Resident Edwina “Winnie” Reese: A “very blessed” life
Edwina “Winnie” Reese grew up in the Philadelphia-area neighborhood called Roxborough. Her father was a pressman for the Philadelphia Inquirer.
“He left school at 16,” Winnie says. “He worked there for 25 years.”
Her mother was legally blind, without 85 percent of her vision. “When I was a child that was the only thing I knew of her. The older I get, the more I realize how remarkable she was.”
In 2011, Winnie came to Homeland, to help her sister, resident Lou Hepschmidt. She learned to play bingo and made friends with other residents. All three daughters — “three of the most wonderful women you’d ever meet” – pledged to visit every month, and they have (quarantine excepted). Two drive in from Montgomery County and the third takes a train from New York once a month, rents a car, visits for a couple of hours, and then gets back on the train.
On Winnie’s birthday this November, the Pennsylvania daughters surprised Winnie with an outdoor, socially distanced visit.
“That was the first time I’d seen them since February,” she says. “There was so much excitement, with them coming and surprising me.
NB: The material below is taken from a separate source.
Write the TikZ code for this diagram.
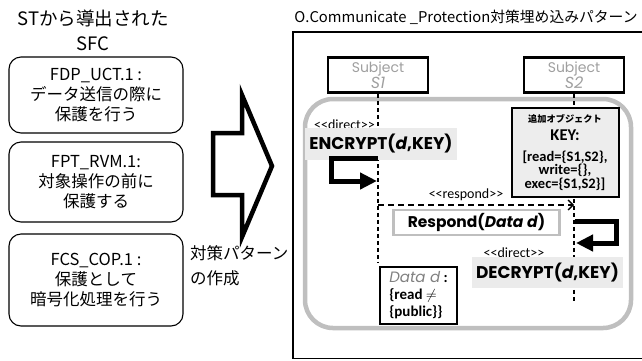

I had no idea they were coming. They just told me I had visitors at the gate, but I couldn’t figure out who it could be.”
Today, Winnie has five grandchildren, six great-grandchildren, “and one more on the way.” In past years, the family would rent a house at Ocean City, New Jersey, for a week around Thanksgiving or Christmas. Those gatherings were “wonderfully fun,” and the cousins are all good friends. “I’m very blessed,” says Winnie.
Winnie describes herself as “very sickly” when she was a girl, but she managed to attend Roxborough High School. That was where she met her husband, William. Her last name was Reber, and his was Reese, so he was usually right behind her in the classroom seating. Around their senior year, they started dating.
They got married in 1944, at age 19. With his terrible vision, he had been considered 4F for the draft, but four months after they married, William was called up into the Army.
After William returned, he went back to his old job for a time, with a company making underfloor electrical distribution systems. “Those years are pretty much a blur,” Winnie says. “I had three kids in three years.” The family ended up moving to Montgomery County, outside of Plymouth Meeting.
She finally recovered from her sickly childhood when her first daughter was born, four years after she got married. “I only weighed 89 pounds when I got married,” she says. When her first daughter was three years old, she had twin girls.
Winnie worked for the Girl Scouts in Philadelphia for 23 years as the administrative assistant to the executive director.
William died when he was only 61, and Winnie managed on her own. She had always loved playing pinochle, so she joined a group of about 12 other pinochle players from her church, “and we had a wonderful time.”
From that group, she learned a recipe for “Bert’s pumpkin bread,” named after her dear friend Bertha. The pumpkin bread was a staple of many gatherings, and Winnie contributed the recipe to “Heritage Recipes from Homeland Center,” the cookbook published in 2017 to commemorate Homeland’s 150th anniversary.
Ask her what she likes about Homeland, Winnie simply says: “Everything.’’
“If I could pick it up and move it back to Montgomery County, it’d be perfect,’’ she says. “This is an exceptional place.”
She used to visit people from her church who were in nursing homes, and none of those places could compare to Homeland, she says.
“The people that work here are so good, so kind and thoughtful. They bend over backwards to do things for you. They’re very caring.”